Leaving QwaQwa I made my way to Lesotho. This had been one of my most looked forward to elements of my trip. For some reason that tiny country that most people don't even realize exists captured and fascinated me. It was beautiful. I hope i get a chance to write more about just that place - I think i fell in love. Beauty indescribable. Smiles like I have never seen. They light you up. Oh, and then there was the Sani Pass. From the moment I heard of it, there was something in my man's heart that wanted to take it on. This winding grueling mountain road is perhaps the most notorious mountain gateway between Lesotho and South Africa. I could probably go in to the halls of Imperial Rental Car's worst customers of all time. Amazed and bemused loads of South African men in their 4x4s gaped at me as I started down the hairpin road in my little white 2wd Hyundai Getz. Half way down I was thinking they might be right, but I was having the time of my life. I won. I made it all the way down and the car survived!! Just barely, but I made it! They say it can't be done but the little car made it. And I have the passport stamps to prove it. Ok - maybe I'm a little too excited about this, but I guy can have his fun, right?

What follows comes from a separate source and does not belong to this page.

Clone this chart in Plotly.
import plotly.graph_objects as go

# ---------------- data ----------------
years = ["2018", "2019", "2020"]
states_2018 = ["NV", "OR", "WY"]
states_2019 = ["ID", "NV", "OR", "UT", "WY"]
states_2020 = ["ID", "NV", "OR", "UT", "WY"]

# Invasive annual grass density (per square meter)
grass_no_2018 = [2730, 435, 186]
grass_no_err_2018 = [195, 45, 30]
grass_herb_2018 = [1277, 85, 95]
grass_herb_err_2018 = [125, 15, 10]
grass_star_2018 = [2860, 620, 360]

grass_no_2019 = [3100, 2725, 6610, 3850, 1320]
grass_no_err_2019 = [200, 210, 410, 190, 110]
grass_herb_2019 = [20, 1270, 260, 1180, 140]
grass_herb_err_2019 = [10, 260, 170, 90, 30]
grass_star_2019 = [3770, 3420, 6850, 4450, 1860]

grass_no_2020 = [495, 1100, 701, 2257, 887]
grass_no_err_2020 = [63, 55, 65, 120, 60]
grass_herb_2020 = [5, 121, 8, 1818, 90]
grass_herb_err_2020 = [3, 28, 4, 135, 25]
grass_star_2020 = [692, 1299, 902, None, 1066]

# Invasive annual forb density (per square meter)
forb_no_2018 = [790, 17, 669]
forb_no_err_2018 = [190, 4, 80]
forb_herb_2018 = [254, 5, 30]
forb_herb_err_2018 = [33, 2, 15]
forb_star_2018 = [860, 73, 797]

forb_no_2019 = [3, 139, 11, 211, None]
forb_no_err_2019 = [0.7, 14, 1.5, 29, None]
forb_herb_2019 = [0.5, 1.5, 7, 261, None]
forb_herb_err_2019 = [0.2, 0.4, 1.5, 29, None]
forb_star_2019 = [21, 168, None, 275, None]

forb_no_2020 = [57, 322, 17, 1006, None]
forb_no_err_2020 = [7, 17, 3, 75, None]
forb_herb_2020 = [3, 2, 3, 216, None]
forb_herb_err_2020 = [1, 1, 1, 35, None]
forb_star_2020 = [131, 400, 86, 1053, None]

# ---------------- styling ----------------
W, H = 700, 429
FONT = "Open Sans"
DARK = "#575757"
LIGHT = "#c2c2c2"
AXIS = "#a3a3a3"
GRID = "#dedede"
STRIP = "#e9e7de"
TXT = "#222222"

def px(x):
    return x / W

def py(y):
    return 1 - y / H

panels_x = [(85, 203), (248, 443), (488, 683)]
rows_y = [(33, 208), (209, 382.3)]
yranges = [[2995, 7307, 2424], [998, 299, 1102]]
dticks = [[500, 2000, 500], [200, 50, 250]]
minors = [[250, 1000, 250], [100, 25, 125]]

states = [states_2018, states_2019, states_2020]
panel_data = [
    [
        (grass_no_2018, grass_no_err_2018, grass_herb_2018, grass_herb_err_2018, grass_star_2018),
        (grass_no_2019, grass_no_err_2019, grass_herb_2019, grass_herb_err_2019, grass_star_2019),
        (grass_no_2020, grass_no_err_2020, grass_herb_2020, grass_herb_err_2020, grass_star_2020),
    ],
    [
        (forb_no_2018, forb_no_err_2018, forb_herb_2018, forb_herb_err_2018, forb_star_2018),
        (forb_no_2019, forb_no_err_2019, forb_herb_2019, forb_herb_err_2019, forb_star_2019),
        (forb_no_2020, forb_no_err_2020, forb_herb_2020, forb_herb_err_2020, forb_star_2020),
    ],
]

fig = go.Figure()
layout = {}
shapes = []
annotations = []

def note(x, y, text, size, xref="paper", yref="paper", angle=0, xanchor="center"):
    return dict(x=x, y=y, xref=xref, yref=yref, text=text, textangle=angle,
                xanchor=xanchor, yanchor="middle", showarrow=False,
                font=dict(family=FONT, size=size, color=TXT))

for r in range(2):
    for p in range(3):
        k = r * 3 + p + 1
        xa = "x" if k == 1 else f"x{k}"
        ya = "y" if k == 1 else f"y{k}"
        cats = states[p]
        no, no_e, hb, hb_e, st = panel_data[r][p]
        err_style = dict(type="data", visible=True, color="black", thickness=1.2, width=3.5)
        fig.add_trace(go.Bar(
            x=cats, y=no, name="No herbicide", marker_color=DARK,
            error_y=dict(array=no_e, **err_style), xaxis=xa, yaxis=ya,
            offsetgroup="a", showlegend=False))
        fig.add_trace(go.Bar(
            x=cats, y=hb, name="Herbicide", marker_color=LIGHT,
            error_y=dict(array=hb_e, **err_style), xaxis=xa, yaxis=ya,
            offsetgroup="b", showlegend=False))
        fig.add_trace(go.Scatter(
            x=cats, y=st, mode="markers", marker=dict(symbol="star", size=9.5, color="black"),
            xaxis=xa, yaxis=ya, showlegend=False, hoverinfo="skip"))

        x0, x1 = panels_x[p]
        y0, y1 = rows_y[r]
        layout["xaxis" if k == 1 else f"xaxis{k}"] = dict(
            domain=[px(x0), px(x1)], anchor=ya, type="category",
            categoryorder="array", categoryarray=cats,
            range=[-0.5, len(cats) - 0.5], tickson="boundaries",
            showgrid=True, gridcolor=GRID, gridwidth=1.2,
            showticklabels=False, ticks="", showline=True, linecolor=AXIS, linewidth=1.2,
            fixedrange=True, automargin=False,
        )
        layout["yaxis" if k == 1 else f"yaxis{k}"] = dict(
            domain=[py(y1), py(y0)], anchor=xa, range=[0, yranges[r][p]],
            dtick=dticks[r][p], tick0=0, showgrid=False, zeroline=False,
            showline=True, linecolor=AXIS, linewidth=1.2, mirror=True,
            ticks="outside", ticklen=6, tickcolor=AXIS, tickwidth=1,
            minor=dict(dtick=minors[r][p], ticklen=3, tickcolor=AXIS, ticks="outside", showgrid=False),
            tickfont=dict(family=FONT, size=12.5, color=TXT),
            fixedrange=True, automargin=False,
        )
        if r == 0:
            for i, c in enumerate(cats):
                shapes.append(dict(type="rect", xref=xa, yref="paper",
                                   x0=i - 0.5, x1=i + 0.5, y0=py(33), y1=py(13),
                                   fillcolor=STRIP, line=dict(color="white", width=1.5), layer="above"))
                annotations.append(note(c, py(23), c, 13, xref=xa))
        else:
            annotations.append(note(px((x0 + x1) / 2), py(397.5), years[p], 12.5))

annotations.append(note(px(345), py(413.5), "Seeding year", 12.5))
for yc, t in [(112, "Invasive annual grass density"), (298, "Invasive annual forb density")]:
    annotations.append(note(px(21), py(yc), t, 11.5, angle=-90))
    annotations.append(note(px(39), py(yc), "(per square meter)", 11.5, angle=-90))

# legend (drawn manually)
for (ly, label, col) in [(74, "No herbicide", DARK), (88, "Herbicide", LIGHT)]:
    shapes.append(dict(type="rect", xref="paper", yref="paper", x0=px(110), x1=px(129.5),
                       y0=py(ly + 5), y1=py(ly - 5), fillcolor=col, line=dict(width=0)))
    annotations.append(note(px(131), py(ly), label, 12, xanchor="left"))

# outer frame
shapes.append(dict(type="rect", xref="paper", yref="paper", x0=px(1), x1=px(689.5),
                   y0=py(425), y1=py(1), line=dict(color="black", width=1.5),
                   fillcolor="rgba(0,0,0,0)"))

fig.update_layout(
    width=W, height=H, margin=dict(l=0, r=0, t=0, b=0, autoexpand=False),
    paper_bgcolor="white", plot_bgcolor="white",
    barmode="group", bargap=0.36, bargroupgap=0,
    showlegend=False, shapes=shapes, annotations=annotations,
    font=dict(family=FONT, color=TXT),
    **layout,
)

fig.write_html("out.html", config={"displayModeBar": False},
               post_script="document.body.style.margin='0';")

Coming down from the mountains I made my way all the way to the South African coast where I brought in the new year with Caitlyn and her friends. Caitlyn was one of my companions while at Iris in Pemba. Her family is staying at the beach house that I mentioned earlier. Early tomorrow morning I'll leave from here and begin the drive back towards Cape town.

Here are pictures from Kruger.



Much love to all. Blessings on your 2009!